O estudo usou o banco de dados de internação infantil nacional nos dois anos disponíveis mais recentes, 2016 e 2019. Ele incluiu 80% de todas as altas pediátricas nos Estados Unidos, totalizando mais de 3 milhões de pacientes em ambos os anos. Para identificar jovens transgêneros ou não-binários, procurou-se por pacientes diagnosticados com disforia de gênero ou qualquer outro rótulo que se referisse à condição. Essa categoria teve maior prevalência de tentativas de suicídio em comparação com aqueles sem disforia de gênero em 2016 (36% versus 5%) e 2019 (55% versus 4%). Da mesma forma, a prevalência de autoagressão foi maior em jovens hospitalizados com disforia de gênero em ambos os anos (13% versus 1% em 2016 e 15% versus 1% em 2019).
Olhando para ambos, jovens hospitalizados com disforia de gênero tiveram quatro a cinco vezes mais chances de praticar automutilação ou tentativas de suicídio em comparação com aqueles sem disforia de gênero. Em 2016, 41% dos jovens hospitalizados com disforia de gênero experimentaram tentativas de suicídio ou autoagressão em comparação com os outros 6%. Em 2019, subiu para 66% contra 5%.
Embora a proporção geral de jovens com disforia de gênero tenha permanecido baixa, aumentou significativamente de 2016 (0,16%) a 2019 (0,48%). Os autores dizem que isso provavelmente se deve ao aumento da compreensão e aceitação social de diversas identidades de gênero, bem como ao aumento do acesso a serviços médicos e de saúde mental de afirmação de gênero.
Os jovens que eram negros, hispânicos ou latinos, ou outros grupos étnicos e raciais minoritários, subsidiados publicamente ou de famílias de baixa renda tinham menos probabilidade de serem diagnosticados com disforia de gênero.
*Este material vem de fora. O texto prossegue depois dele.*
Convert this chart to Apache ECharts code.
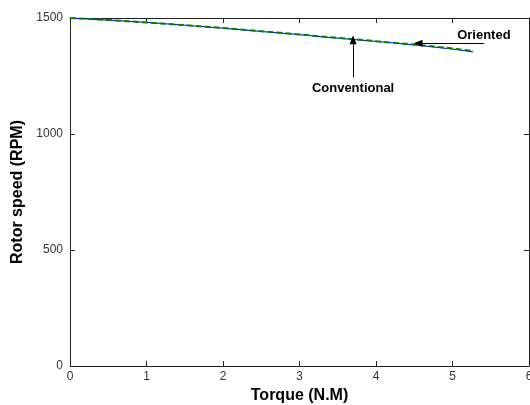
<!DOCTYPE html>
<html><head><meta charset="utf-8">
<script src="https://cdn.jsdelivr.net/npm/echarts@6/dist/echarts.min.js"></script>
<style>html,body{margin:0;padding:0;background:#fff}#c{width:530px;height:405px}</style>
</head><body><div id="c"></div>
<script>
const torque = [0, 0.5, 1, 1.5, 2, 2.5, 3, 3.5, 4, 4.5, 5, 5.27];
const conventional = [1500, 1491, 1481, 1469, 1456, 1442, 1428, 1413, 1399, 1384, 1366, 1354];
const oriented = [1500, 1491, 1481, 1469, 1457, 1443, 1429, 1414, 1400, 1386, 1369, 1357];
const xTicks = [0, 1, 2, 3, 4, 5, 6];
const yTicks = [0, 500, 1000, 1500];
const orientedArrow = [[5.41, 1391], [4.55, 1391]];
const conventionalArrow = [[3.70, 1244], [3.70, 1406]];
const orientedLabel = [5.41, 1425];
const conventionalLabel = [3.70, 1197];

const chart = echarts.init(document.getElementById('c'));
const pairs = (xs, ys) => xs.map((x, i) => [x, ys[i]]);
const FONT = 'Liberation Sans, Arial';
const labelStyle = {color: '#333', fontFamily: FONT, fontSize: 12, formatter: v => String(v)};
const axisBase = {
  axisLine: {show: true, onZero: false, lineStyle: {color: '#222', width: 1}},
  axisTick: {show: true, inside: true, length: 5, lineStyle: {color: '#222'}},
  splitLine: {show: false}
};
const mk = (extra) => Object.assign({}, axisBase, extra);
const titleStyle = {color: '#000', fontWeight: 'bold', fontSize: 16, fontFamily: FONT};
chart.setOption({
  animation: false,
  grid: {left: 70, right: 1, top: 18, bottom: 39, containLabel: false, outerBoundsMode: 'none'},
  xAxis: [
    mk({type: 'value', min: 0, max: 6, interval: 1, position: 'bottom',
      name: 'Torque (N.M)', nameLocation: 'middle', nameGap: 20, nameTextStyle: titleStyle,
      axisLabel: Object.assign({margin: 5}, labelStyle)}),
    mk({type: 'value', min: 0, max: 6, interval: 1, position: 'top', axisLabel: {show: false}})
  ],
  yAxis: [
    mk({type: 'value', min: 0, max: 1500, interval: 500, position: 'left',
      name: 'Rotor speed (RPM)', nameLocation: 'middle', nameGap: 35, nameTextStyle: titleStyle,
      axisLabel: Object.assign({margin: 7}, labelStyle)}),
    mk({type: 'value', min: 0, max: 1500, interval: 500, position: 'right', axisLabel: {show: false}})
  ],
  series: [
    {name: 'Conventional', type: 'line', data: pairs(torque, conventional), showSymbol: false,
      lineStyle: {color: '#0000ff', width: 1}},
    {name: 'Oriented', type: 'line', data: pairs(torque, oriented), showSymbol: false,
      lineStyle: {color: '#008000', width: 2, type: [6, 3]},
      markLine: {silent: true, symbol: ['none', 'triangle'], symbolSize: [7, 9], label: {show: false},
        lineStyle: {color: '#000', width: 1, type: 'solid'},
        data: [
          [{coord: orientedArrow[0]}, {coord: orientedArrow[1]}],
          [{coord: conventionalArrow[0]}, {coord: conventionalArrow[1]}]
        ]}
    }
  ]
});
const pO = chart.convertToPixel({gridIndex: 0}, orientedLabel);
const pC = chart.convertToPixel({gridIndex: 0}, conventionalLabel);
const annFont = 'bold 13px "Liberation Sans", Arial';
chart.setOption({graphic: [
  {type: 'text', x: pO[0], y: pO[1], style: {text: 'Oriented', fill: '#000', font: annFont, letterSpacing: 0.5, align: 'center', verticalAlign: 'middle'}},
  {type: 'text', x: pC[0], y: pC[1], style: {text: 'Conventional', fill: '#000', font: annFont, letterSpacing: 0.5, align: 'center', verticalAlign: 'middle'}}
]});
</script></body></html>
Isso não significa necessariamente que a disforia de gênero seja menos comum entre esses grupos, mas pode refletir desigualdades no acesso a cuidados de afirmação de gênero ou maior discriminação em certos ambientes, o que torna menos provável que jovens de minorias raciais ou economicamente desfavorecidas sejam diagnosticados.
Aqueles com diagnóstico de disforia de gênero também eram menos propensos a serem do sul dos Estados Unidos ou de hospitais rurais. Os autores creem que essas desigualdades regionais levantam preocupações sobre o aumento dos níveis de discriminação dentro e fora dos ambientes de saúde em determinados locais, o que pode estar impedindo os jovens de se identificarem. Também pode significar que os provedores de saúde em hospitais do sul ou rurais estão menos preparados para fornecer cuidados de afirmação de gênero. Isso destaca o impacto que a cultura e as políticas regionais e estaduais podem ter na determinação dos resultados de saúde.